One’s daughter was a cheerleader for the team. Another said she made a point to go to the games because it was important to her terminally ill mother, who stayed outside in the cold for hours, despite being sick, to be sure she watched the parade.

“I would have never thought black women would say the Saints are important to home in such significant ways,” Gilbert said.

But these unknown narratives of African American women, in many contexts, have unfortunately woven a common thread throughout history.

This black feminist perspective, along with the use of photo elicitation as a qualitative method, created a bit of uncharted territory in the field of kinesiology.

It required Gilbert to collaborate and consult with other scholars from across campus, such as Steven Gold in the Department of Sociology and Kristie Dotson in the Department of Philosophy. Above all, it took the encouragement of fellow kinesiology researchers who helped Gilbert grow her research aspirations beyond the bounds of their own disciplines.

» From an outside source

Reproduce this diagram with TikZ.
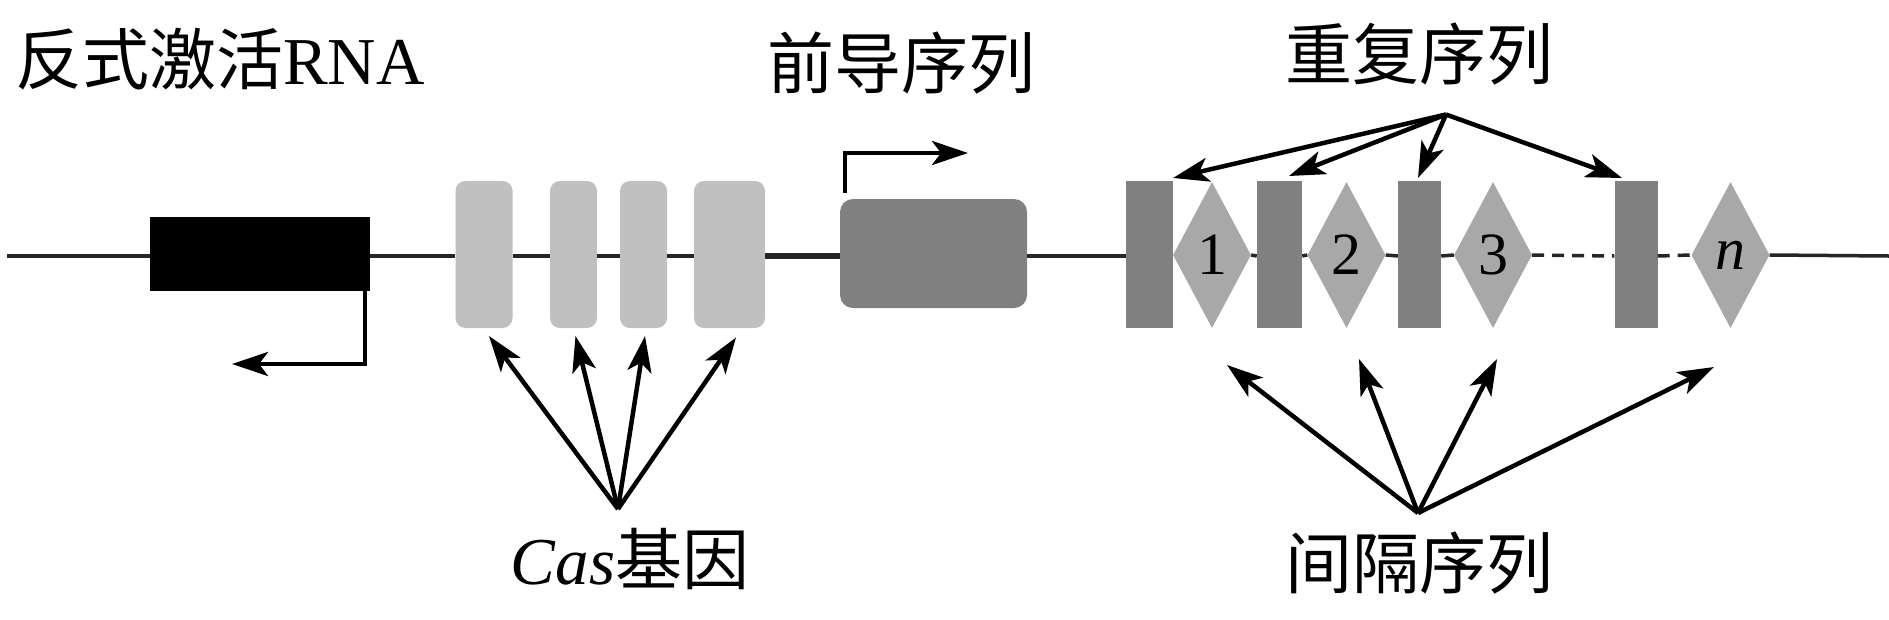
\documentclass[tikz,border=0pt]{standalone}
\usepackage{fontspec}
\setmainfont{Liberation Serif}
\newfontfamily\cjk{Noto Sans CJK SC}
\usetikzlibrary{shapes.geometric,arrows.meta,calc}
\definecolor{casgray}{RGB}{192,192,192}
\definecolor{repgray}{RGB}{128,128,128}
\definecolor{spcgray}{RGB}{168,168,168}
\begin{document}
\begin{tikzpicture}[x=1pt,y=-1pt,
  dna/.style={line width=3.5pt,black!85},
  dnathick/.style={line width=5.5pt,black!85},
  dnadash/.style={line width=3.5pt,black!85,dash pattern=on 12pt off 8pt},
  arr/.style={line width=4.5pt,-{Stealth[length=36pt,width=24pt,inset=9pt]}},
  lbl/.style={inner sep=0pt,font=\fontsize{67pt}{80pt}\selectfont},
  num/.style={inner sep=0pt,font=\fontsize{60pt}{70pt}\selectfont},
  rnabox/.style={rectangle,fill=black,inner sep=0pt,minimum width=220pt,minimum height=74pt},
  casbox/.style={rectangle,rounded corners=10pt,fill=casgray,inner sep=0pt,minimum height=147pt},
  leadbox/.style={rectangle,rounded corners=13pt,fill=repgray,inner sep=0pt,minimum width=187pt,minimum height=109pt},
  repbox/.style={rectangle,fill=repgray,inner sep=0pt,minimum height=147pt},
  spc/.style={diamond,fill=spcgray,inner sep=0pt,minimum width=78pt,minimum height=146pt}
]
\fill[white] (0,0) rectangle (1889,619);
\useasboundingbox (0,0) rectangle (1889,619);

% nodes
\node[rnabox] (rna) at (260,254) {};
\node[casbox,minimum width=57pt] (cas1) at (484,254.5) {};
\node[casbox,minimum width=47pt] (cas2) at (573.5,254.5) {};
\node[casbox,minimum width=47pt] (cas3) at (643.5,254.5) {};
\node[casbox,minimum width=71pt] (cas4) at (729.5,254.5) {};
\node[leadbox] (leader) at (933.5,253.5) {};
\node[repbox,minimum width=47pt] (rep1) at (1149.4,254.5) {};
\node[spc] (d1) at (1212,255) {};
\node[repbox,minimum width=45pt] (rep2) at (1279.5,254.5) {};
\node[spc] (d2) at (1346.5,255) {};
\node[repbox,minimum width=43pt] (rep3) at (1419.5,254.5) {};
\node[spc] (d3) at (1493,255) {};
\node[repbox,minimum width=43pt] (rep4) at (1636,254.5) {};
\node[spc] (dn) at (1730.5,255) {};

\node[num] (n1) at (d1) {1};
\node[num] (n2) at (d2) {2};
\node[num] (n3) at (d3) {3};
\node[num] (nn) at (dn) {\itshape n};

\coordinate (lstart) at (7,256);
\coordinate (lend) at (1889,256);

% DNA line
\draw[dna] (lstart) -- (rna.west|-lstart);
\draw[dna] (rna.east|-lstart) -- (cas1.west|-lstart);
\draw[dna] (cas1.east|-lstart) -- (cas2.west|-lstart);
\draw[dna] (cas2.east|-lstart) -- (cas3.west|-lstart);
\draw[dna] (cas3.east|-lstart) -- (cas4.west|-lstart);
\draw[dnathick] (cas4.east|-lstart) -- (leader.west|-lstart);
\draw[dna] (leader.east|-lstart) -- (rep1.west|-lstart);
\draw[dna] (d1.east) -- (rep2.west|-lstart);
\draw[dna] (rep2.east|-lstart) -- (d2.west);
\draw[dna] (d2.east) -- (rep3.west|-lstart);
\draw[dna] (rep3.east|-lstart) -- (d3.west);
\draw[dnadash] (d3.east) -- (rep4.west|-lstart);
\draw[dnadash] (rep4.east|-lstart) -- (dn.west);
\draw[dna] (dn.east) -- (lend);

% labels
\node[lbl] (tlab) at (220,59) {{\cjk 反式激活}RNA};
\node[lbl] (leadlab) at (901,63) {\cjk 前导序列};
\node[lbl] (replab) at (1419,54) {\cjk 重复序列};
\node[lbl] (caslab) at (630,559) {{\itshape Cas}{\cjk 基因}};
\node[lbl] (spclab) at (1419,563) {\cjk 间隔序列};

% promoter arrows
\coordinate (rnatip) at (232,364);
\draw[arr] ([xshift=-5pt]rna.south east) |- (rnatip);
\coordinate (leadtip) at (968,153);
\draw[arr] ([xshift=5pt,yshift=6pt]leader.north west) |- (leadtip);

% Cas arrows
\coordinate (cashub) at (618,509);
\coordinate (ct1) at (489,336);
\coordinate (ct2) at (575.5,336);
\coordinate (ct3) at (645,336);
\coordinate (ct4) at (736,337.5);
\foreach \t in {ct1,ct2,ct3,ct4} \draw[arr] (cashub) -- (\t);

% repeat arrows
\coordinate (rephub) at (1446,114.5);
\coordinate (rt1) at (1173,178);
\coordinate (rt2) at (1289,176);
\coordinate (rt3) at (1418,178);
\coordinate (rt4) at (1622,178);
\foreach \t in {rt1,rt2,rt3,rt4} \draw[arr] (rephub) -- (\t);

% spacer arrows
\coordinate (spchub) at (1418,513);
\coordinate (st1) at (1227,365);
\coordinate (st2) at (1359,359);
\coordinate (st3) at (1497,359);
\coordinate (st4) at (1714,367);
\foreach \t in {st1,st2,st3,st4} \draw[arr] (spchub) -- (\t);
\end{tikzpicture}
\end{document}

She defends her dissertation this fall and hopes to become a faculty member in kinesiology — still an uncommon career path for African American women — in the near future. Gilbert is a King-Chavez-Parks Fellow and will be a visiting scholar at Allegheny College for the 2012-2013 academic year. She previously directed student-athlete development programs at the University of New Orleans and many of her family members live in the city.

“MSU is the place that could push me the most and the hardest,” Gilbert said of her decision to pursue her doctorate in East Lansing five years ago. Feltz has been a driving influence (see page 26 for more
on her).

“In the time that I’ve been here, Dr. Feltz has really encouraged us, not only to dream big things but to really take on big challenges.”

UPDATE: LESSONS LEARNED, OR UNLEARNED?

Gilbert says broadcasts covering Hurricane Isaac, which hit New Orleans on Aug. 29, 2012, ignored neighborhoods, particularly those home to black women, in favor of continued focus on the French Quarter and Central Business District. This suggests the recovery narratives of New Orleanians are still being largely overlooked.

Meanwhile, Gilbert says Saints fans have been unwavering in their support of the football team in lieu of the recent scandal alleging players were paid bonuses or “bounties” for injuring opponents. Hopeful resilience as a tenet of “home” in New Orleans is again pervasive.